A week or so ago I attended an intranet get-together in the Netherlands, where attendees could show eachother screenshots of their intranets, and discussed what worked and what did not.
In general, the attendees were from smaller Dutch organizations, many from the non-profit and government sector. It was very interesting to see those intranets, because it made me realize that I am rather spoiled by the polished global Digital Workplaces from large international profit organizations that I usually come across. The Digital Workplace concept appears not to have found its place yet in smaller organizations.
Some of the lowlights included:
- A beautifully styled online-newsletter-intranet, guarded by a Communications-Medusa © who did not want anyone to write any content for fear of deviating from the style standards. OK, Blogs were allowed, but only behind a tab. By the way, I saw that one Blogger was a neighbor! 🙂 I am curious to learn if they will ever move to a concept of “user-generated content”.
- Another digital newsletter showed large photo’s as headers for every topic, which looked absolutely beautiful but took up a lot of space. The links beneath the headers were static.
The IT page explained the roles and responsibilities of IT. There was no information on what to do with a broken PC, if you wanted to request software, etc. But somewhere above the fold it said: “if you want to know more, there’s a contact link for more information.” Every page showed the most popular links of the page. Interestingly, on the IT page, it was…”Contact”.
I could not help asking if that might be an indication that this page might not be displaying the information that people were looking for. A helpdesk phone number on top of the page, or some links on how to fix the most common problems would have been appropriate.
The good thing about these is that it shows there is enough work to do! 🙂
But of course there were also some good examples:
- One city council used a wiki to quickly assemble all information (pre-reading, pictures, workshop materials, minutes) of their twice-yearly works council event. The site looked very nice and inviting, and was quickly updated during the event.

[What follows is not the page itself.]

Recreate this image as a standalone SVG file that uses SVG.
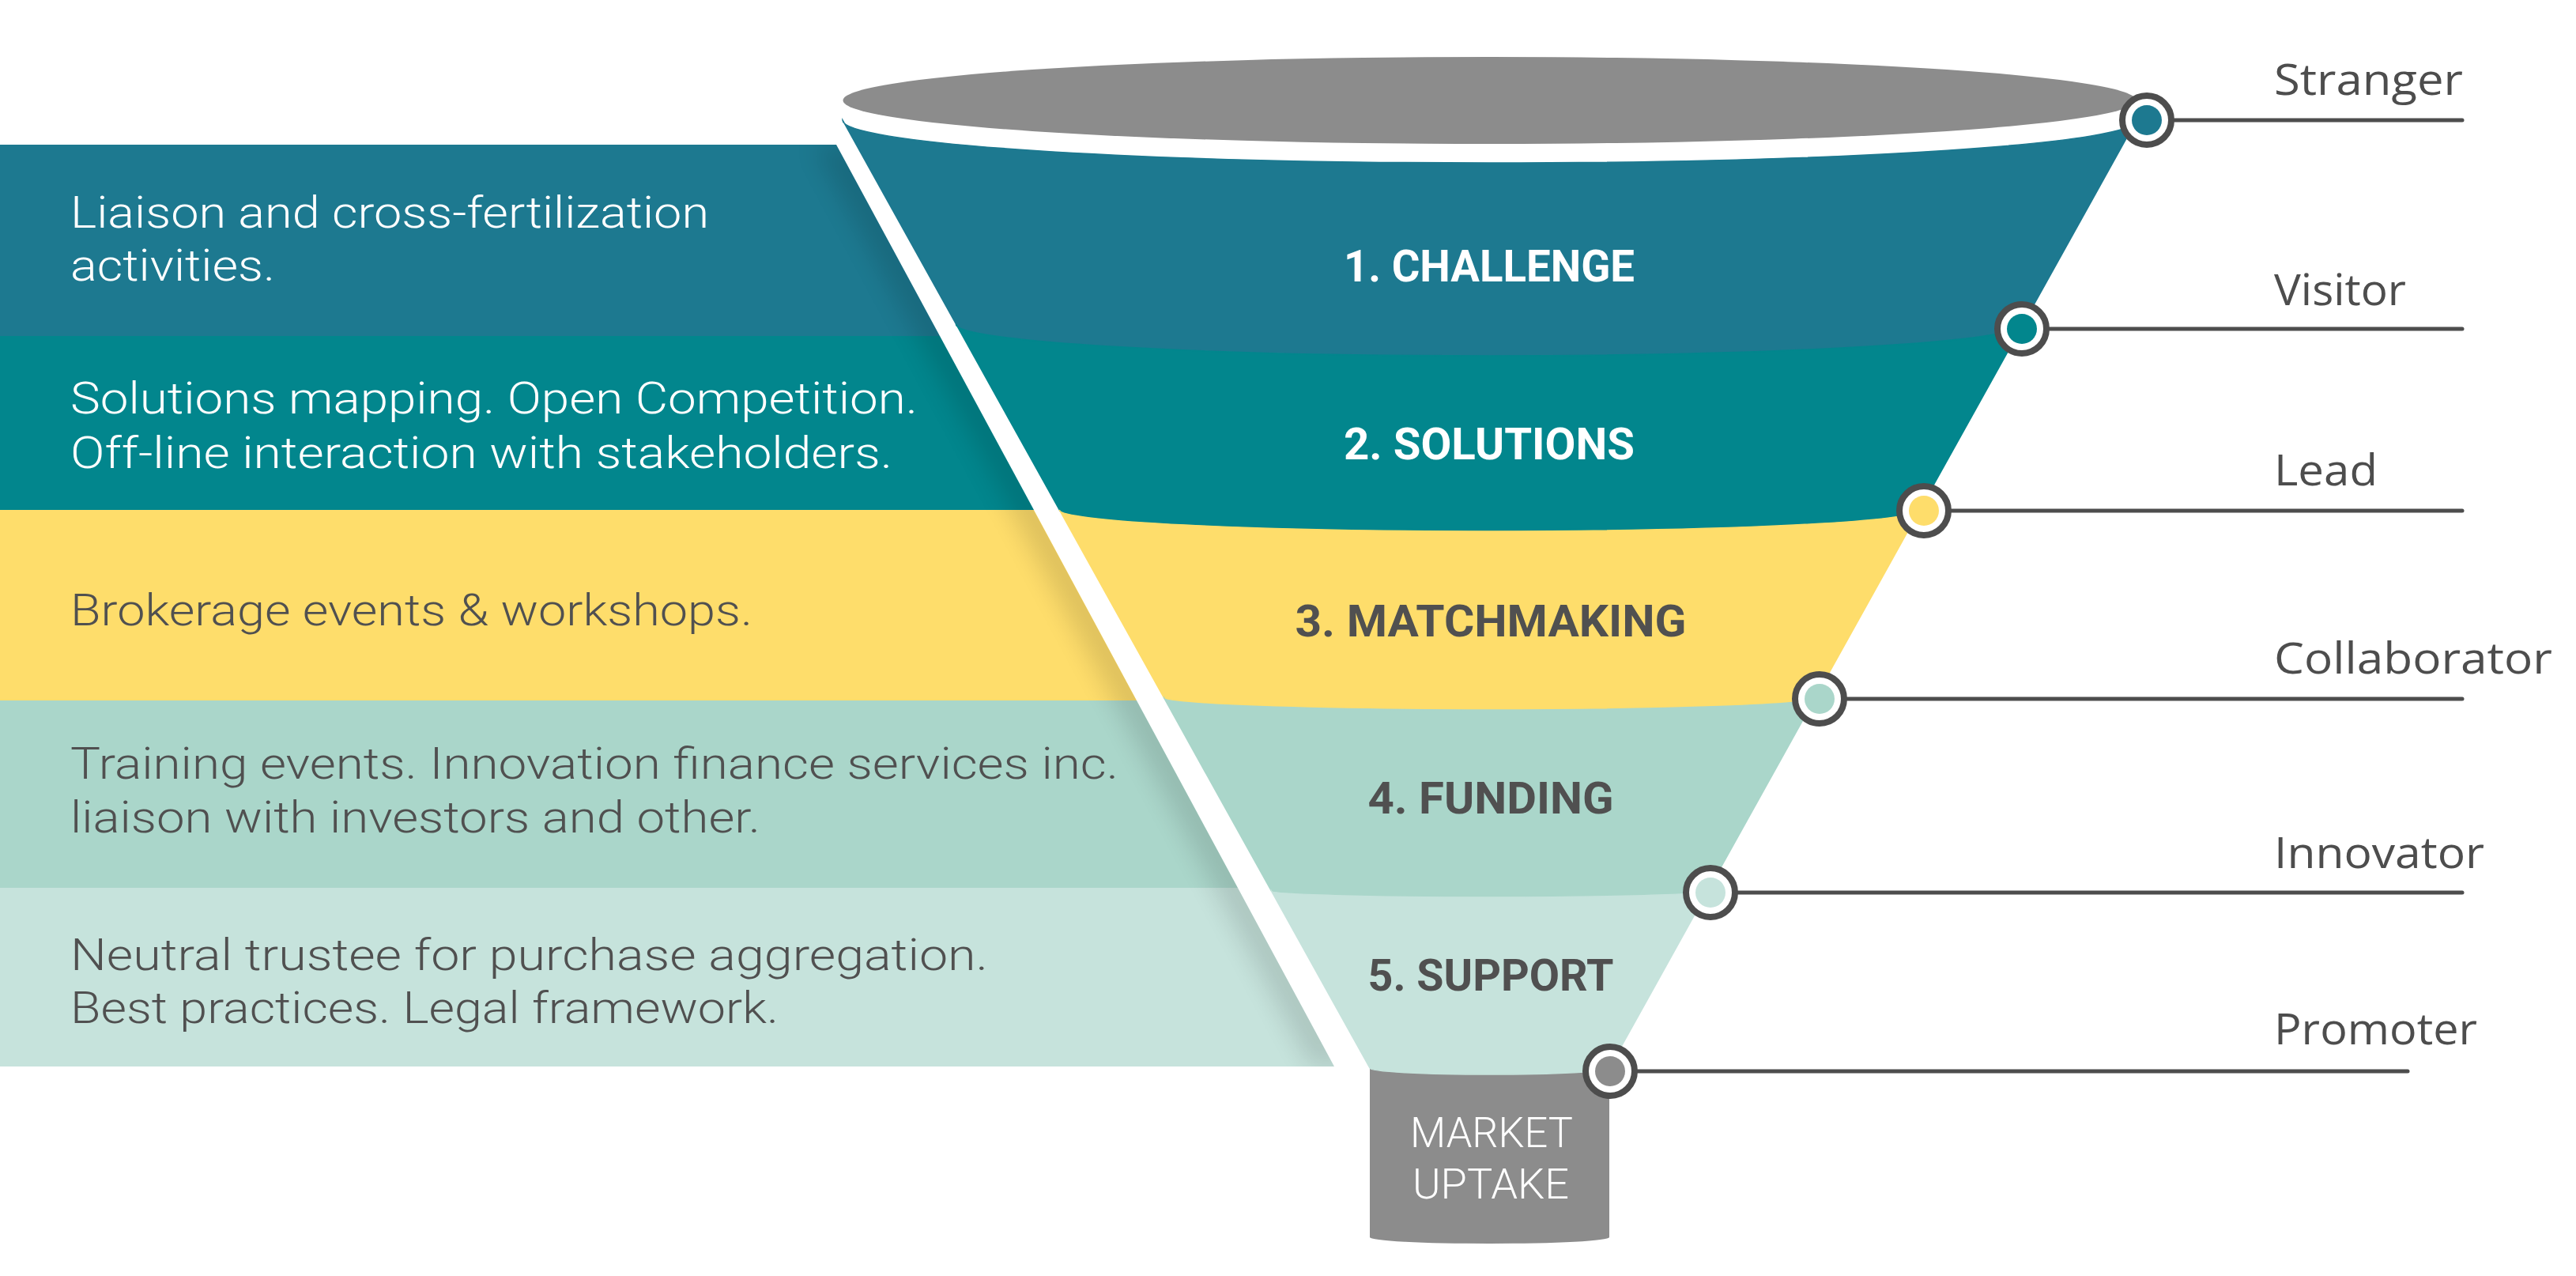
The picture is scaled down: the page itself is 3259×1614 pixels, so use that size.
<svg xmlns="http://www.w3.org/2000/svg" width="3259" height="1614" viewBox="0 0 3259 1614">
<defs>
<style>
.desc{font-family:"Roboto","Liberation Sans",sans-serif;font-size:56px;font-weight:300}
.w{fill:#ffffff}
.d{fill:#505050}
.stage{font-family:"Roboto","Open Sans","Liberation Sans",sans-serif;font-size:56px;font-weight:700;text-anchor:middle}
.role{font-family:"Open Sans","Liberation Sans",sans-serif;font-size:54px;fill:#4d4d4d}
.ring{fill:#ffffff;stroke:#4d4d4d;stroke-width:8}
.conn{stroke:#4d4d4d;stroke-width:5;stroke-linecap:round;fill:none}
.mk{font-family:"Roboto","Liberation Sans",sans-serif;font-size:54px;font-weight:300;fill:#ffffff;text-anchor:middle}
.c1{fill:#1d7990;stroke:#1d7990}
.c2{fill:#02868d;stroke:#02868d}
.c3{fill:#fedd6b;stroke:#fedd6b}
.c4{fill:#aad6ca;stroke:#aad6ca}
.c5{fill:#c6e3dc;stroke:#c6e3dc}
.band{stroke-width:1.5}
</style>
<filter id="sh" x="-50%" y="-10%" width="200%" height="120%"><feGaussianBlur stdDeviation="16"/></filter>
<clipPath id="panelClip"><polygon points="0,183 1058,183 1688,1349 0,1349"/></clipPath>
</defs>

<g id="panels">
  <g id="panel-1">
    <polygon class="c1" stroke-width="0" points="0,183 1058,183 1189,425 0,425"/>
    <text class="desc w" x="89" y="288" textLength="808" lengthAdjust="spacingAndGlyphs">Liaison and cross-fertilization</text>
    <text class="desc w" x="89" y="355" textLength="259" lengthAdjust="spacingAndGlyphs">activities.</text>
  </g>
  <g id="panel-2">
    <polygon class="c2" stroke-width="0" points="0,425 1189,425 1308,645 0,645"/>
    <text class="desc w" x="89" y="523" textLength="1072" lengthAdjust="spacingAndGlyphs">Solutions mapping. Open Competition.</text>
    <text class="desc w" x="89" y="592" textLength="1040" lengthAdjust="spacingAndGlyphs">Off-line interaction with stakeholders.</text>
  </g>
  <g id="panel-3">
    <polygon class="c3" stroke-width="0" points="0,645 1308,645 1438,886 0,886"/>
    <text class="desc d" x="89" y="791" textLength="863" lengthAdjust="spacingAndGlyphs">Brokerage events &amp; workshops.</text>
  </g>
  <g id="panel-4">
    <polygon class="c4" stroke-width="0" points="0,886 1438,886 1566,1123 0,1123"/>
    <text class="desc d" x="89" y="985" textLength="1326" lengthAdjust="spacingAndGlyphs">Training events. Innovation finance services inc.</text>
    <text class="desc d" x="89" y="1053" textLength="873" lengthAdjust="spacingAndGlyphs">liaison with investors and other.</text>
  </g>
  <g id="panel-5">
    <polygon class="c5" stroke-width="0" points="0,1123 1566,1123 1688,1349 0,1349"/>
    <text class="desc d" x="89" y="1227" textLength="1161" lengthAdjust="spacingAndGlyphs">Neutral trustee for purchase aggregation.</text>
    <text class="desc d" x="89" y="1294" textLength="896" lengthAdjust="spacingAndGlyphs">Best practices. Legal framework.</text>
  </g>
  <g clip-path="url(#panelClip)">
    <polygon points="1030,183 1080,183 1710,1349 1660,1349" fill="#000000" opacity="0.13" filter="url(#sh)"/>
  </g>
</g>

<g id="funnel">
  <ellipse id="funnel-rim" cx="1884.5" cy="127" rx="818" ry="55" fill="#8c8c8c"/>
  <g id="market-uptake">
    <path d="M1733,1351 L2036,1351 L2036,1565 A151.5,8 0 0 1 1733,1565 Z" fill="#8c8c8c"/>
    <text class="mk" x="1887" y="1451" textLength="206" lengthAdjust="spacingAndGlyphs">MARKET</text>
    <text class="mk" x="1886" y="1516" textLength="198" lengthAdjust="spacingAndGlyphs">UPTAKE</text>
  </g>
  <g id="stage-1">
    <path class="band c1" d="M1066,152 A818.5,54 0 0 0 2703,152 L2559.5,410 A675,40 0 0 1 1209.5,410 Z"/>
    <text class="stage w" x="1884" y="356" textLength="368" lengthAdjust="spacingAndGlyphs">1. CHALLENGE</text>
  </g>
  <g id="stage-2">
    <path class="band c2" d="M1209.5,410 A675,40 0 0 0 2559.5,410 L2428.7,645 A544.2,27 0 0 1 1340.3,645 Z"/>
    <text class="stage w" x="1884" y="581" textLength="368" lengthAdjust="spacingAndGlyphs">2. SOLUTIONS</text>
  </g>
  <g id="stage-3">
    <path class="band c3" d="M1340.3,645 A544.2,27 0 0 0 2428.7,645 L2296.3,883 A411.8,15 0 0 1 1472.7,883 Z"/>
    <text class="stage d" x="1886" y="805" textLength="495" lengthAdjust="spacingAndGlyphs">3. MATCHMAKING</text>
  </g>
  <g id="stage-4">
    <path class="band c4" d="M1472.7,883 A411.8,15 0 0 0 2296.3,883 L2160.6,1127 A276.1,8 0 0 1 1608.4,1127 Z"/>
    <text class="stage d" x="1886" y="1029" textLength="311" lengthAdjust="spacingAndGlyphs">4. FUNDING</text>
  </g>
  <g id="stage-5">
    <path class="band c5" d="M1608.4,1127 A276.1,8 0 0 0 2160.6,1127 L2036,1351 A151.5,8 0 0 1 1733,1351 Z"/>
    <text class="stage d" x="1886" y="1253" textLength="311" lengthAdjust="spacingAndGlyphs">5. SUPPORT</text>
  </g>
</g>

<g id="connectors">
  <line class="conn" x1="2751" y1="152" x2="3115" y2="152"/>
  <line class="conn" x1="2593" y1="416" x2="3115" y2="416"/>
  <line class="conn" x1="2469" y1="646" x2="3115" y2="646"/>
  <line class="conn" x1="2337" y1="884" x2="3115" y2="884"/>
  <line class="conn" x1="2199" y1="1129" x2="3115" y2="1129"/>
  <line class="conn" x1="2072" y1="1355" x2="3046" y2="1355"/>
</g>

<g id="roles">
  <g id="role-stranger">
    <circle class="ring" cx="2716" cy="152" r="31"/>
    <circle cx="2716" cy="152" r="19" fill="#1d7990"/>
    <text class="role" x="2877" y="120" textLength="239" lengthAdjust="spacingAndGlyphs">Stranger</text>
  </g>
  <g id="role-visitor">
    <circle class="ring" cx="2558" cy="416" r="31"/>
    <circle cx="2558" cy="416" r="19" fill="#02868d"/>
    <text class="role" x="2877" y="386" textLength="167" lengthAdjust="spacingAndGlyphs">Visitor</text>
  </g>
  <g id="role-lead">
    <circle class="ring" cx="2434" cy="646" r="31"/>
    <circle cx="2434" cy="646" r="19" fill="#fedd6b"/>
    <text class="role" x="2877" y="614" textLength="131" lengthAdjust="spacingAndGlyphs">Lead</text>
  </g>
  <g id="role-collaborator">
    <circle class="ring" cx="2302" cy="884" r="31"/>
    <circle cx="2302" cy="884" r="19" fill="#aad6ca"/>
    <text class="role" x="2877" y="852" textLength="352" lengthAdjust="spacingAndGlyphs">Collaborator</text>
  </g>
  <g id="role-innovator">
    <circle class="ring" cx="2164" cy="1129" r="31"/>
    <circle cx="2164" cy="1129" r="19" fill="#c6e3dc"/>
    <text class="role" x="2877" y="1098" textLength="266" lengthAdjust="spacingAndGlyphs">Innovator</text>
  </g>
  <g id="role-promoter">
    <circle class="ring" cx="2037" cy="1355" r="31"/>
    <circle cx="2037" cy="1355" r="19" fill="#8c8c8c"/>
    <text class="role" x="2877" y="1321" textLength="257" lengthAdjust="spacingAndGlyphs">Promoter</text>
  </g>
</g>
</svg>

- One very small consultancy organization (50 people) had their main business process on the homepage of their Intranet: requests for consultation proposals. It is mandatory to set a notification, as is discussing every request on the Intranet. Every name showed presence, as in “online in office”, “online not in office” and “offline”. There was not a lot more, but this was still impressive and showed that they have really embraced the idea of the Digital Workplace.
- An installation company had a 10-year old, custom built Intranet that looked very outdated from a design perspective, but it was in fact a DW avant-la-lettre, with various applications built in, based on the employees profiles. Next to that, every employee can add information to their profile, such as interests and “Ask me about”.
I also heard that some intranets are based on open source software. The Dutch Government uses open source software for their (joint) internet sites, and now some are using this for intranet as well. It has already been calculated that it does not save much money, since licensing costs are only a small part of every project. It will be interesting to learn what the reasons (and learnings) are to go open source for intranet. Another item to investigate!
All in all, I was a little disappointed with the intranets shown. But as I said, I have been mostly exposed to streamlined global corporate stuff, so this was a good experience!